I have considered automated mass-surveillance likely to occur in the future, and tried to prevent it, since about 20 years ago. It bothers me that so many people don't have enough self-respect to feel insulted by the infringement of their privacy, and that many people are so naive that they think surveillance is for the sake of their safety.
Privacy has already been harmed greatly, and surveillance is already excessive. And let me remind you that the safety we were promised in return didn't arrive.
The last good argument against mass-surveillance was "They cannot keep an eye on all of us" but I think modern automation and data processing has defeated that argument (people have just forgotten to update their cached stance on the issue).
Enough ranting. The Unabomber argued for why increases in technology would necessarily lead to reduced freedom, and I think his argument is sound from a game theory perspective. Looking at the world, it's also trivial to observe this effect, while it's difficult to find instances in which the amount of laws have decreased, or in which privacy has been won back (also applies to regulations and taxes. Many things have a worrying one-way tendency). The end-game can be predicted with simple exterpolation, but if you need an argument it's that technology is a power-modifier, and that there's an asymmetry between attack and defense (the ability to attack grows faster, which I believe caused the MAD stalemate).
I don't think it's difficult to make a case for "1", but I personally wouldn't bother much with "2" - I don't want to prepare myself for something when I can help slow it down. Hopefully web 3.0 will make smaller communities possible, resisting the pathelogical urge to connect absolutely everything together. By which time, we can get separation back, so that I can spend my time around like-minded people rather than being moderated to the extent that no groups in existence are unhappy with my behaviour. This would work out well unless encryption gets banned.
The maximization of functions lead to the death of humanity (literally or figuratively), but so does minimization (I'm arguing that pro-surveillance arguments are moral in origin and that they make a virtue out of death)
Well, we somehow changed smoking from being cool to being a stupid, expensive and unhealthy addiction. I think the method is about the same here. But the steps an individual can take are very limited. In politics, you have millons of people trying to convert other people into their own ideology, so if it was easy for an individual to change the values of society, we'd have extremists all over.
Anyway, you'd probably need to start a Youtube channel or something. Combining competence and simplicity, you could make content that most people could understand, and become popular doing that. "Hoe math" comes to mind as an example. Jordan Peterson and other such people are a little more intellectual, but there's also a large amount of people who do not understand them. Plus, if you don't run the account anonymously, you'd take some risks to your reputation proportional to how controversial your message is.

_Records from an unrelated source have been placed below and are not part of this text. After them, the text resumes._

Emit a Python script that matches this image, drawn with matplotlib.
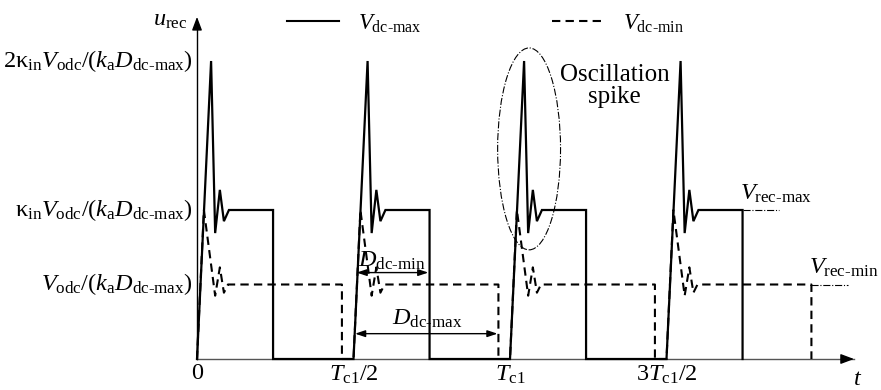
import numpy as np
import matplotlib.pyplot as plt
from matplotlib.patches import Ellipse
from matplotlib.lines import Line2D

plt.rcParams['font.family'] = ['Liberation Serif', 'DejaVu Serif']
plt.rcParams['mathtext.fontset'] = 'custom'
plt.rcParams['mathtext.rm'] = 'Liberation Serif'
plt.rcParams['mathtext.it'] = 'Liberation Serif:italic'

# one switching period of the rectifier voltage (time in T_c1, level in V_odc/(k_a D_dc-max))
t_max = [0.0, 0.045, 0.058, 0.073, 0.086, 0.102, 0.243, 0.243]
u_max = [0.0, 4.0, 1.69, 2.27, 1.85, 2.0, 2.0, 0.0]
t_min = [0.0, 0.022, 0.058, 0.073, 0.086, 0.099, 0.463, 0.463]
u_min = [0.0, 2.0, 0.85, 1.23, 0.89, 1.0, 1.0, 0.0]
pulse_starts = [0.0, 0.5, 1.0, 1.5]

level_vals = [1.0, 2.0, 4.0]
level_labels = [r'$V_{\mathrm{odc}}/(k_{\mathrm{a}}D_{\text{dc-max}})$',
                r'$\mathrm{κ}_{\mathrm{in}}V_{\mathrm{odc}}/(k_{\mathrm{a}}D_{\text{dc-max}})$',
                r'$2\mathrm{κ}_{\mathrm{in}}V_{\mathrm{odc}}/(k_{\mathrm{a}}D_{\text{dc-max}})$']
xtick_vals = [0.0, 0.5, 1.0, 1.5]
xtick_labels = ['0', r'$T_{\mathrm{c1}}/2$', r'$T_{\mathrm{c1}}$', r'$3T_{\mathrm{c1}}/2$']

fs = 17.5
fig = plt.figure(figsize=(8.81, 3.90), dpi=100)
ax = fig.add_axes([0, 0, 1, 1])
ax.set_xlim(-0.6294, 2.1853)
ax.set_ylim(-0.4161, 4.8188)
ax.axis('off')

# waveforms
ts, us, td, ud = [], [], [], []
for s in pulse_starts:
    ts += [s + t for t in t_max]
    us += u_max
    td += [s + t for t in t_min]
    ud += u_min
ax.plot(td, ud, color='black', lw=1.5, ls=(0, (4, 2.5)), solid_joinstyle='miter')
ax.plot(ts, us, color='black', lw=1.6, solid_joinstyle='miter')

# axes with arrows
ax.plot([0, 2.1], [0, 0], color='#555555', lw=1.0, zorder=1)
ax.annotate('', xy=(2.108, 0), xytext=(2.05, 0),
            arrowprops=dict(arrowstyle='-|>,head_length=0.8,head_width=0.3', color='black', lw=1.0))
ax.plot([0, 0], [0, 4.5], color='black', lw=1.0)
ax.annotate('', xy=(0, 4.63), xytext=(0, 4.4),
            arrowprops=dict(arrowstyle='-|>,head_length=0.8,head_width=0.3', color='black', lw=1.0))
ax.text(-0.032, 4.55, r'$u_{\mathrm{rec}}$', fontsize=fs, ha='right', va='center')
ax.text(2.11, -0.27, r'$t$', fontsize=fs, ha='center', va='center')

for v, lab in zip(level_vals, level_labels):
    ax.text(-0.013, v, lab, fontsize=fs, ha='right', va='center')
for v, lab in zip(xtick_vals, xtick_labels):
    ax.text(v, -0.06, lab, fontsize=fs, ha='center', va='top')

# legend
handles = [Line2D([], [], color='black', lw=1.5),
           Line2D([], [], color='black', lw=1.5, ls=(0, (4, 2.5)))]
ax.legend(handles, [r'$V_{\text{dc-max}}$', r'$V_{\text{dc-min}}$'], ncol=2, frameon=False,
          loc='center', bbox_to_anchor=(0.551, 0.94), fontsize=fs - 1,
          handlelength=2.3, handletextpad=0.8, columnspacing=5.7)

# oscillation spike marker
ax.add_patch(Ellipse((1.061, 2.82), 0.201, 2.71, fill=False, ls='-.', lw=0.8, color='black'))
ax.text(1.335, 3.66, 'Oscillation\nspike', fontsize=fs + 0.5, ha='center', va='center', linespacing=1.0)

# V_rec levels
ax.plot([1.743, 1.86], [2.0, 2.0], color='black', lw=0.8, ls='-.')
ax.text(1.735, 2.07, r'$V_{\text{rec-max}}$', fontsize=fs, ha='left', va='bottom')
ax.plot([1.963, 2.08], [1.0, 1.0], color='black', lw=0.8, ls='-.')
ax.text(1.955, 1.07, r'$V_{\text{rec-min}}$', fontsize=fs, ha='left', va='bottom')

# duty annotations
ax.annotate('', xy=(0.51, 1.16), xytext=(0.739, 1.16),
            arrowprops=dict(arrowstyle='<|-|>,head_length=0.6,head_width=0.2', color='black', lw=1.0,
                            shrinkA=0, shrinkB=0))
ax.text(0.515, 1.17, r'$D_{\text{dc-min}}$', fontsize=fs, ha='left', va='bottom')
ax.annotate('', xy=(0.505, 0.34), xytext=(0.96, 0.34),
            arrowprops=dict(arrowstyle='<|-|>,head_length=0.6,head_width=0.2', color='black', lw=1.0,
                            shrinkA=0, shrinkB=0))
ax.text(0.735, 0.39, r'$D_{\text{dc-max}}$', fontsize=fs, ha='center', va='bottom')

fig.savefig('out.png', dpi=100)
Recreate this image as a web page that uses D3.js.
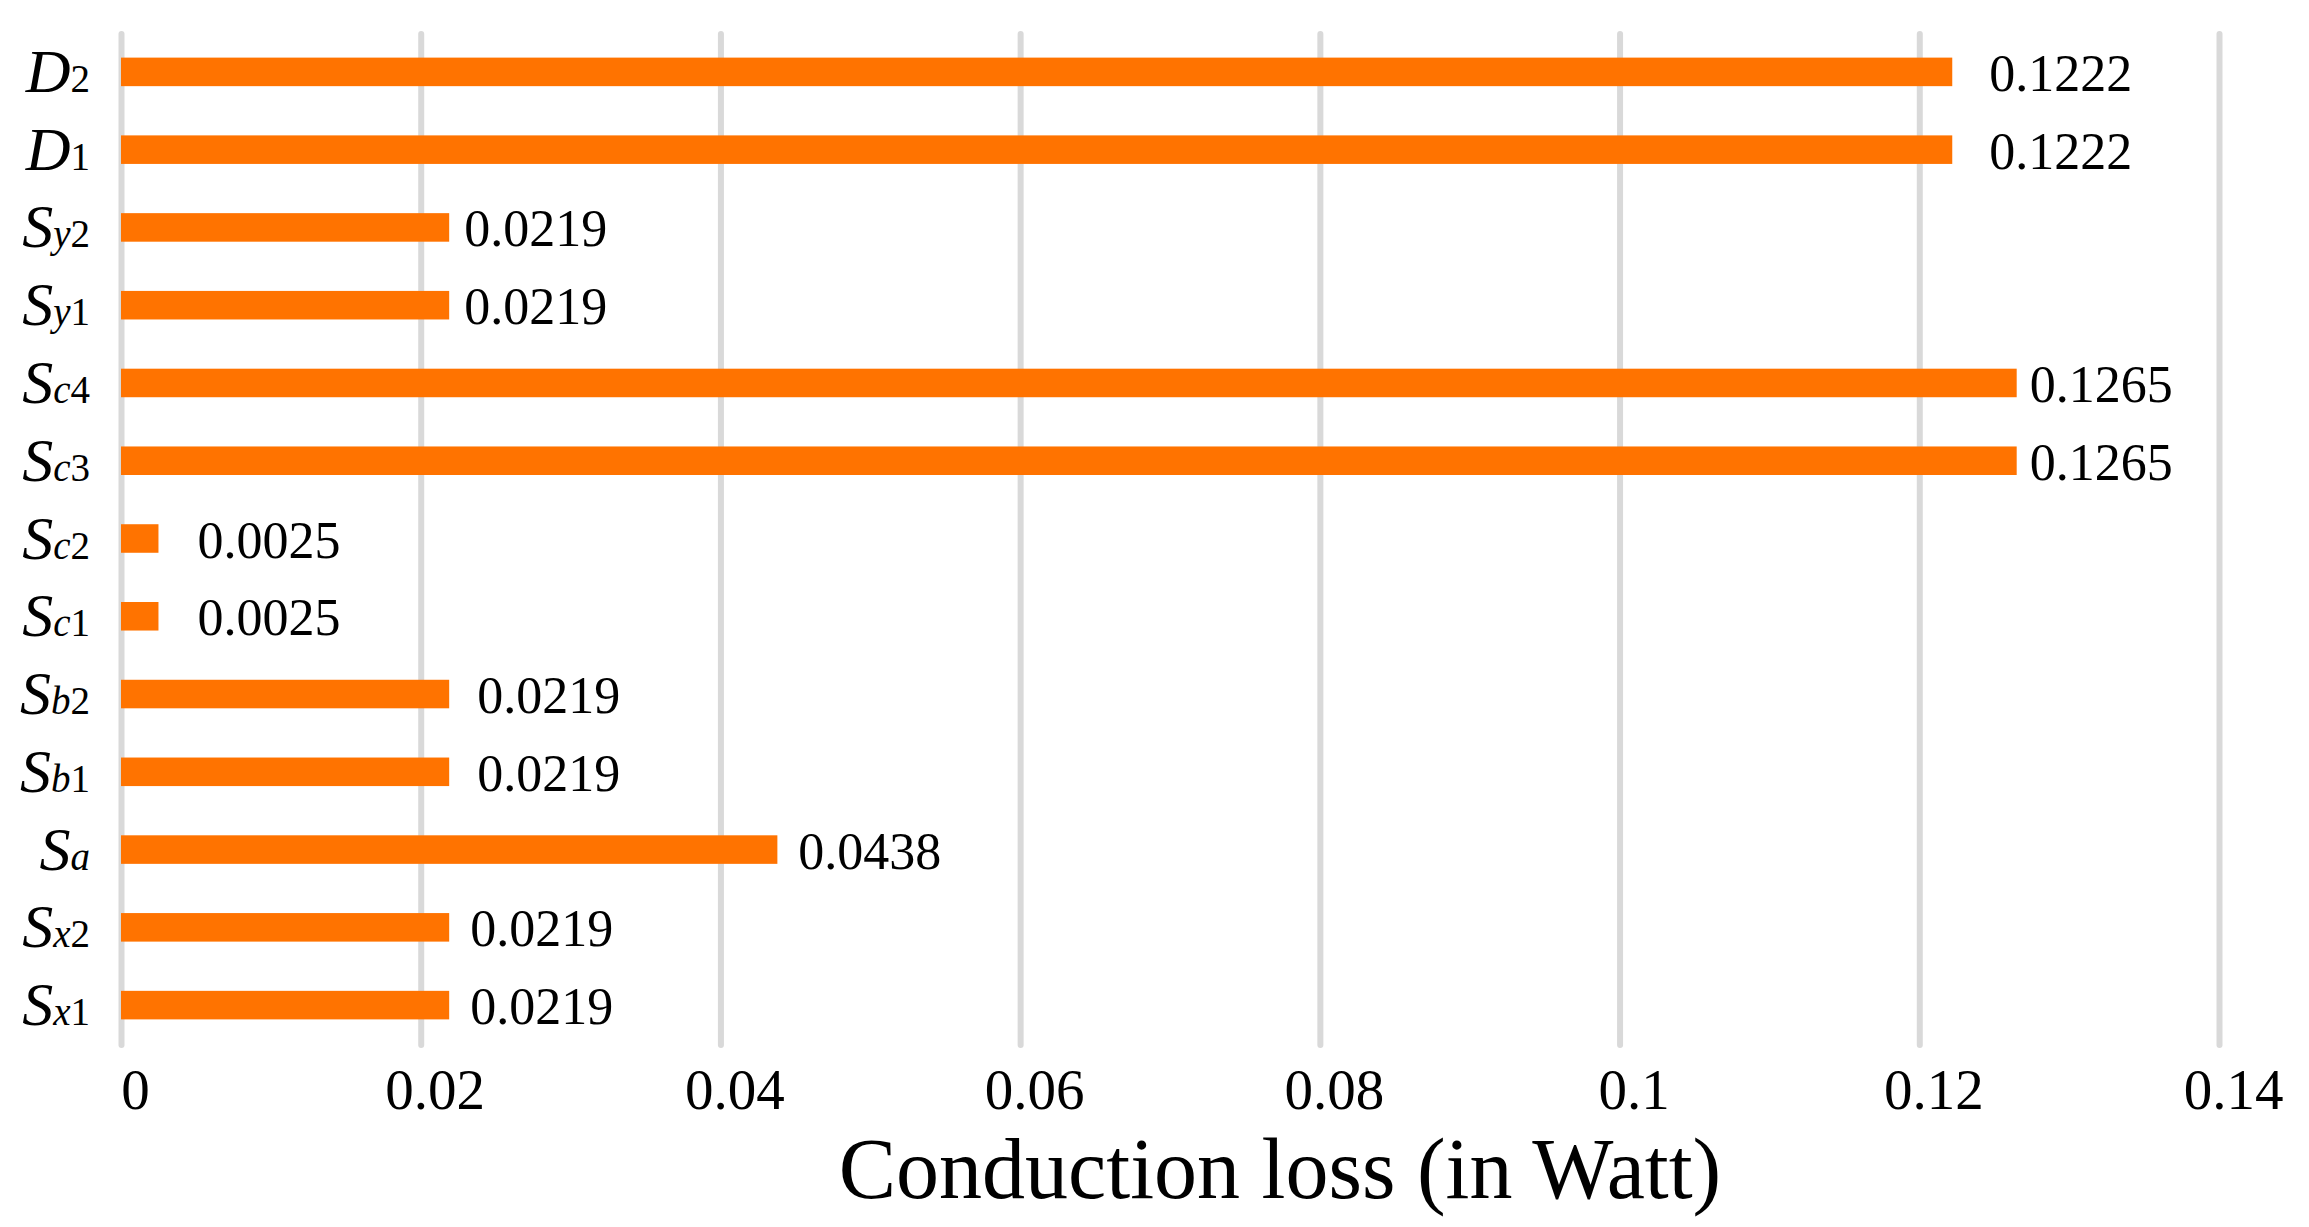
<!DOCTYPE html>
<html>
<head>
<meta charset="utf-8">
<script src="https://cdn.jsdelivr.net/npm/d3@7"></script>
<style>
  html, body { margin: 0; padding: 0; background: #ffffff; }
  svg { display: block; }
  text { font-family: "Liberation Serif", "Times New Roman", serif; fill: #000; }
</style>
</head>
<body>
<svg id="chart" width="2309" height="1227"></svg>
<script>
// ---- data ----
const categories = ["D2", "D1", "Sy2", "Sy1", "Sc4", "Sc3", "Sc2", "Sc1", "Sb2", "Sb1", "Sa", "Sx2", "Sx1"];
const catBase    = ["D", "D", "S", "S", "S", "S", "S", "S", "S", "S", "S", "S", "S"];
const catSub     = ["2", "1", "y2", "y1", "c4", "c3", "c2", "c1", "b2", "b1", "a", "x2", "x1"];
const values     = [0.1222, 0.1222, 0.0219, 0.0219, 0.1265, 0.1265, 0.0025, 0.0025, 0.0219, 0.0219, 0.0438, 0.0219, 0.0219];
const tickValues = [0, 0.02, 0.04, 0.06, 0.08, 0.1, 0.12, 0.14];
const tickLabels = ["0", "0.02", "0.04", "0.06", "0.08", "0.1", "0.12", "0.14"];
const axisTitle  = "Conduction loss (in Watt)";
// label nudges (pixels from bar end), style only
const labelGap   = [37, 37, 15, 15, 13, 13, 39, 39, 28, 28, 21, 21, 21];

// ---- layout ----
const svg = d3.select("#chart");
const barColor = "#FF7300";
const gridColor = "#D9D9D9";
const plotTop = 34, plotBottom = 1045;

const x = d3.scaleLinear().domain([0, 0.14]).range([121, 2219]);
const y = d3.scaleBand().domain(categories).range([33, 1044])
  .paddingInner(0.633).paddingOuter(0.3165);

// gridlines
const grid = svg.append("g")
  .attr("transform", `translate(0,${plotBottom})`)
  .call(d3.axisBottom(x).tickValues(tickValues).tickSize(-(plotBottom - plotTop)).tickFormat(""));
grid.select(".domain").remove();
grid.selectAll(".tick line")
  .attr("stroke", gridColor).attr("stroke-width", 6).attr("stroke-linecap", "round");

// bars
svg.append("g").selectAll("rect")
  .data(values)
  .join("rect")
  .attr("x", x(0))
  .attr("y", (d, i) => y(categories[i]))
  .attr("width", d => x(d) - x(0))
  .attr("height", y.bandwidth())
  .attr("fill", barColor);

// value labels
const fmt = d3.format(".4f");
svg.append("g").selectAll("text")
  .data(values)
  .join("text")
  .attr("x", (d, i) => x(d) + labelGap[i])
  .attr("y", (d, i) => y(categories[i]) + y.bandwidth() / 2 + 19)
  .attr("font-size", 52)
  .text(d => fmt(d));

// x axis tick labels
const xAxis = svg.append("g")
  .attr("transform", `translate(0,${plotBottom})`)
  .call(d3.axisBottom(x).tickValues(tickValues).tickSize(0).tickFormat((d, i) => tickLabels[i]));
xAxis.select(".domain").remove();
xAxis.selectAll(".tick text")
  .attr("font-family", "Liberation Serif, serif")
  .attr("font-size", 57)
  .attr("fill", "#000")
  .attr("dx", 14)
  .attr("dy", 0)
  .attr("y", 64);

// category labels
const catG = svg.append("g");
categories.forEach((c, i) => {
  const t = catG.append("text")
    .attr("x", 90)
    .attr("y", y(c) + y.bandwidth() / 2 + 20)
    .attr("text-anchor", "end");
  t.append("tspan").attr("font-size", 62).attr("font-style", "italic").text(catBase[i]);
  catSub[i].split("").forEach(ch => {
    t.append("tspan")
      .attr("font-size", 39)
      .attr("font-style", /[a-z]/.test(ch) ? "italic" : "normal")
      .text(ch);
  });
});

// axis title
svg.append("text")
  .attr("x", 1280)
  .attr("y", 1198)
  .attr("text-anchor", "middle")
  .attr("font-size", 86)
  .text(axisTitle);
</script>
</body>
</html>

That's a shame. Why are they in web3 in the first place, then? The only difference is the design, and from what I've seen, designs which give power to the users rather than some centralized mega-corporation.
I think this is due to attack-defense asymmetry. Attackers have to find just one vulnerability, defenders have to stop all attacks. I do however agree that very few people ask these questions.
I think Tor would scale no problem if more people used it, but it has the same problem has 8chan and the privacy-focused products and websites have: All the bad people (and those who were banned on most other sites) flock there first, and they create a scary environment or reputation, and that makes normal people not want to go there/use the service. Many privacy-oriented apps have the reputation of being used by criminals and pedophiles.
This problem would go away if there was more places where privacy was valued, since the "bad people" density would go down as the thing in question became more popular.
But I've noticed that everything gets worse over time. In order to have good products, we need new ones to be made. Skype sucked, then people jumped to Discord. Now Discord sucks, so people might soon jump to something new. It's both "enshittification" and incentives.
Taxes go up over time. We get more laws, more rules, more regulations, more advertisement, more ads. The more power a structure has, the worse it seems to treat those inside of it, and the less fair it becomes. Check out this 1999 ad for Google it's a process similar to corruption, and the only solution seems to be revolutions or collective agreements to seek out alternatives when things get bad enough. Replacing things is less costly than fixing them, which is probably why deaths and births exist. Nature just starts over in cycles, with the length of each cycle being inversely proportional to the size of the structure (average life span of companies in America seem to be 15 years, and the average life span of nations seem to be about 150 years, the average life span of a civilization seems to be 336 years)
So, in my mental model of the world, corruption and DNA damage is the same thing, enshittification is similar to cancer, and nothing lives forever because bloat/complexity/damage accumulates until the structure dies. But I can only explain how things are, coming up with solution is much more difficult.